Posted: Tue Dec 07, 2010 8:23 am
by SwathiCh
I am analyzing the table daily before UPSERT and after UPSERT so STATS will be updated daily.

And my job design is

OracleEnterpriseStage--------->Transformer----------->OracleEnterpriseStage

There are no transformations in INSERT and UPDATE, they are straight SQL queries.

My Initial load will be 70 millions and my delta would be 2 millions daily, in delta most of them are updates probably.

So any better ideas to tune this job to bring down the run time?

Posted: Tue Dec 07, 2010 12:13 pm
by kwwilliams
Are you sure that your bottleneck is on the upsert? If you run the extract oracle enterprise stage into a peak, how many rows per second are you getting?

Analyzing stats doesn't mean that you have performant update/insert statements.

Is your table partitioned and are you performing partitioned reads/writes?

Posted: Tue Dec 07, 2010 3:04 pm
by tsanan
SwathiCh wrote:I am analyzing the table daily before UPSERT and after UPSERT so STATS will be updated daily.

And my job design is

OracleEnterpriseStage--------->Transformer----------->OracleEnterpriseStage

There are no transformations in INSERT and UPDATE, they are straight SQL queries.

My Initial load will be 70 millions and my delta would be 2 millions daily, in delta most of them are updates probably.

So any better ideas to tune this job to bring down the run time?



From your initial post it looks like the run time from QA is acceptable. If that is the case and you are comparing performance of the Job across different environments, you should consider capacities/performance and network of both QA and PROD environments - Oracle as well as Datastage.

Posted: Tue Dec 07, 2010 3:59 pm
by SwathiCh
Williams,

It is clearly problem with UPSERT only, If I run the job by removing target Oracle stage (by putting peek), it is processing around 12K/Sec.

Any way I am changing the job layout to handle Inserts and updates separately.

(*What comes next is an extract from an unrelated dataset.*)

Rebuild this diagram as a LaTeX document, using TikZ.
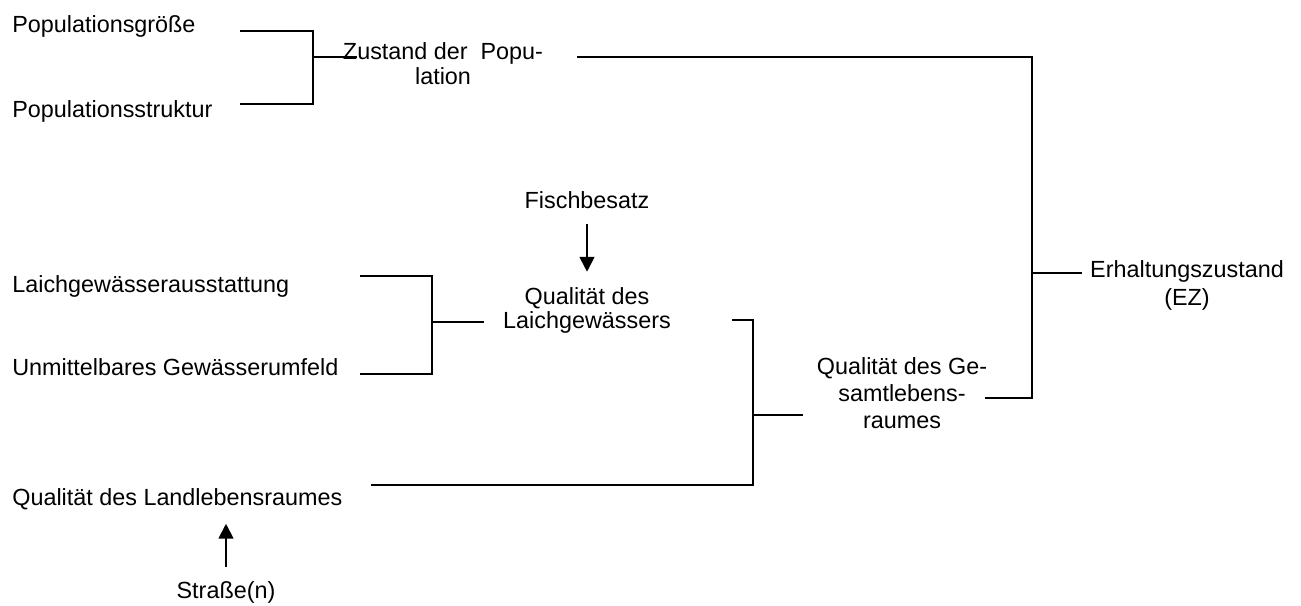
\documentclass[tikz,border=0pt]{standalone}
\usepackage{fontspec}
\setmainfont{Liberation Sans}
\usetikzlibrary{arrows.meta}
\tikzset{
  every picture/.style={line join=miter},
  lbl/.style={inner sep=0pt, font=\fontsize{13.3}{14.2}\selectfont},
  blk/.style={inner sep=0pt, align=center, anchor=base,
    font=\fontsize{13.3}{#1}\selectfont},
  blk/.default=14,
  wire/.style={line width=0.75pt},
  push/.style={line width=1.1pt, -{Triangle[length=8.5pt,width=8.5pt]}},
}

\begin{document}
\begin{tikzpicture}[x=0.02cm, y=-0.02cm]
    \useasboundingbox (0,0) rectangle (1301,605);

    % Inputs on the left
    \node[lbl, anchor=base west] (groesse) at (12,32) {Populationsgröße};
    \node[lbl, anchor=base west] (struktur) at (12,117) {Populationsstruktur};
    \node[lbl, anchor=base west] (ausstatt) at (12,292) {Laichgewässerausstattung};
    \node[lbl, anchor=base west] (umfeld) at (12,375) {Unmittelbares Gewässerumfeld};
    \node[lbl, anchor=base west] (land) at (12,505) {Qualität des Landlebensraumes};
    \node[lbl, anchor=base] (strasse) at (226,598) {Straße(n)};
    \node[lbl, anchor=base] (fisch) at (587,208) {Fischbesatz};

    % Intermediate and final states (anchored at the last line)
    \node[blk=13.7] (zustand) at (443,84) {Zustand der\ \ Popu-\\lation};
    \node[blk=13.1] (laich) at (587,328) {Qualität des\\Laichgewässers};
    \node[blk=15.1] (gesamt) at (902,428) {Qualität des Ge-\\samtlebens-\\raumes};
    \node[blk=15.6] (erhalt) at (1187,305) {Erhaltungszustand\\(EZ)};

    % Bracket: population
    \coordinate (pg) at (240,31);
    \coordinate (ps) at (240,104);
    \coordinate (pj) at (313,57);
    \coordinate (pz) at (357,57);
    \draw[wire] (pg) -| (pj) |- (ps);
    \draw[wire] (pj) -- (pz);

    % Bracket: overall state
    \coordinate (zr) at (577,57);
    \coordinate (gr) at (985,398);
    \coordinate (ej) at (1032,273);
    \coordinate (ee) at (1082,273);
    \draw[wire] (zr) -| (ej) |- (gr);
    \draw[wire] (ej) -- (ee);

    % Bracket: spawning water
    \coordinate (la) at (360,276);
    \coordinate (lu) at (360,374);
    \coordinate (lj) at (432,322);
    \coordinate (lq) at (484,322);
    \draw[wire] (la) -| (lj) |- (lu);
    \draw[wire] (lj) -- (lq);

    % Bracket: whole habitat
    \coordinate (qr) at (732,320);
    \coordinate (ql) at (371,485);
    \coordinate (gj) at (753,415);
    \coordinate (gq) at (803,415);
    \draw[wire] (qr) -| (gj) |- (ql);
    \draw[wire] (gj) -- (gq);

    % Influences
    \draw[push, shorten <=0.3cm, shorten >=0.32cm] (fisch.south) -- (laich.north);
    \draw[push, shorten <=0.28cm, shorten >=0.28cm] (strasse.north) -- (land.south -| strasse.north);
\end{tikzpicture}
\end{document}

So what are the necessary steps I need to take in my new job design while using the Oracle Connector stage apart from the settings which I already did (I already added $APT_ORAUPSERT_COMMIT_ROW_INTERVAL to 100000
$APT_ORAUPSERT_COMMIT_TIME_INTERVAL to 60 )

tsanan :-
As it is giving the problems in PROD, somehow I need to tune this job to maintain the functionality. We already did coparisions between QA and PROD those helped me for providing the justification for issues.

Posted: Wed Dec 08, 2010 2:25 pm
by kwwilliams
I wouldn't consider 12k/second highly performing, but if it works for you it is good enough.

You're not answering my question about the table structure. Tuning your array and commit points will buy you a little. Running in parallel on an Oracle partitioned table will increase poerformance dramatically.

In the connector, which you said you are using there are no parameters to tune just what you see for stage properties.

Posted: Thu Dec 09, 2010 8:32 am
by SwathiCh
Williams,

My table is not partitioned, even I can not do Truncate & load also since many other applications may access the same table for select at same time when I am doing UPSERT.

Table size

Posted: Wed Dec 15, 2010 11:33 am
by jseclen
Hi SwathiCh,

Did you consider the size of the table in both environments? maybe in the production environment is more larger than the environments where you do the tests.

The indexes also may be causing the load to be heavy.

The upsert process involves running insert-update or update-insert, which of these forms are applying?

Have you considered differentiating insert and update records to use two load oracle stages, one for inserts (using Load) and one for updates?